Un premier dépôt de gerbe fut organisé le 11 novembre 2013.

Pour le Général Jean-Marie Lemoine, ancien président de l’Aman : “Les monuments jumeaux sont le symbole de l’amitié franco-africaine, née des souffrances partagées dans les tranchées”.

Au Mali, les monuments des capitales militaires

Au Mali, le monument érigé sur la “Place des Ecoles”, devenue “Place André Maginot”, puis “Place de la Liberté” de nos jours, a longtemps servi de monument commémoratif pour les soldats morts au cours des deux guerres mondiales et des guerres de décolonisation. Des gerbes y étaient fréquemment déposées lors des cérémonies militaires.  Au cours des années 2000, la statue servait de modèle pour l’érection de monuments dans chaque capitale militaire du pays. Un bas-relief, reprenant l’effigie du monument, a été apposé en partie basse de chaque monument, haut de plusieurs mètres.

Le monument

Le monument est constitué de deux éléments à savoir le bronze, œuvre du sculpteur Paul Moreau-Vauthier, représente un groupe composé d’un poilu tenant le drapeau français, entouré de quatre soldats africains, symbolisant la fraternité dans l’effort de guerre. Quant au socle, œuvre de l’architecte Auguste Bluysen, il représente un petit fortin, surnommé “Tata” sur lequel sont gravés les noms des grandes batailles de 14-18 au cours desquelles se sont illustrés les tirailleurs.

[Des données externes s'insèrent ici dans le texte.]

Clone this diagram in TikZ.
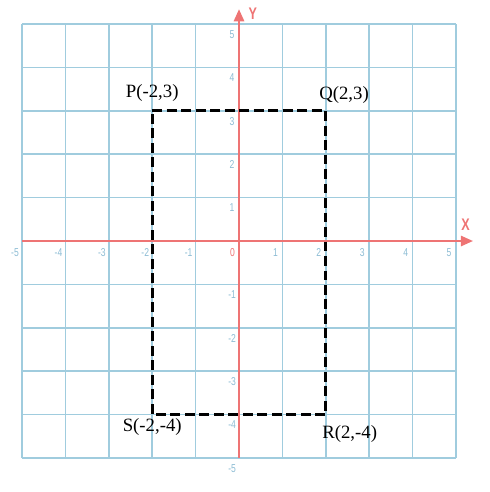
\documentclass[tikz,border=0pt]{standalone}
\usepackage{fontspec}
\setmainfont{Liberation Serif}
\newfontfamily\narrowsans[FakeStretch=0.75]{Liberation Sans}
\usetikzlibrary{arrows.meta}

\definecolor{gridblue}{RGB}{160,204,222}
\definecolor{axisred}{RGB}{238,116,116}
\definecolor{ticktext}{RGB}{140,188,212}

\tikzset{
  axisline/.style={axisred, line width=1.2pt, ->},
  axislabel/.style={axisred, font=\narrowsans\bfseries\fontsize{11}{12}\selectfont},
  ticklabel/.style={ticktext, inner sep=0pt, font=\narrowsans\fontsize{7.5}{8}\selectfont},
  rectdash/.style={black, line width=2pt, dash pattern=on 6.5pt off 3pt},
  ptlabel/.style={inner sep=0pt, font=\fontsize{12.3}{14}\selectfont}
}

\begin{document}
\begin{tikzpicture}[>={Triangle[length=0.28cm, width=0.24cm]}]
  \useasboundingbox (-5.507,-5.783) rectangle (5.783,5.553);

  % grid
  \draw[gridblue, line width=1pt] (-5,-5) grid (5,5);

  % axes
  \coordinate (xstart) at (-5,0);
  \coordinate (xend) at (5.39,0);
  \coordinate (ystart) at (0,-5);
  \coordinate (yend) at (0,5.34);
  \draw[axisline] (xstart) -- (xend);
  \draw[axisline] (ystart) -- (yend);
  \node[axislabel] (xlab) at (5.22,0.38) {X};
  \node[axislabel] (ylab) at (0.32,5.23) {Y};

  % tick numbers
  \foreach \i in {-5,...,-1,1,2,3,4,5} {
    \node[ticklabel] (xt\i) at (\i-0.16,-0.26) {\i};
    \node[ticklabel] (yt\i) at (-0.16,\i-0.24) {\i};
  }
  \node[ticklabel, axisred] (orig) at (-0.15,-0.26) {0};

  % rectangle PQRS
  \coordinate (P) at (-2,3);
  \coordinate (Q) at (2,3);
  \coordinate (R) at (2,-4);
  \coordinate (S) at (-2,-4);
  \draw[rectdash] (P) -- (Q) -- (R) -- (S) -- cycle;

  \node[ptlabel] (plab) at (-2.0,3.40) {P(-2,3)};
  \node[ptlabel] (qlab) at (2.42,3.36) {Q(2,3)};
  \node[ptlabel] (rlab) at (2.55,-4.45) {R(2,-4)};
  \node[ptlabel] (slab) at (-2.0,-4.29) {S(-2,-4)};
\end{tikzpicture}
\end{document}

Ce socle est taillé dans un granit africain. Plus tard, probablement après sa disparition survenue en 1932, un médaillon en hommage au Général Archinard est apposé sur la plaque commémorative scellée sur le socle. Ces médaillons ont disparu, mais un moulage est conservé au musée des troupes de marine à Fréjus. On y voit le profil du Général, entouré de l’inscription “un grand honneur dans ma vie est d’avoir commandé ces braves soldats”.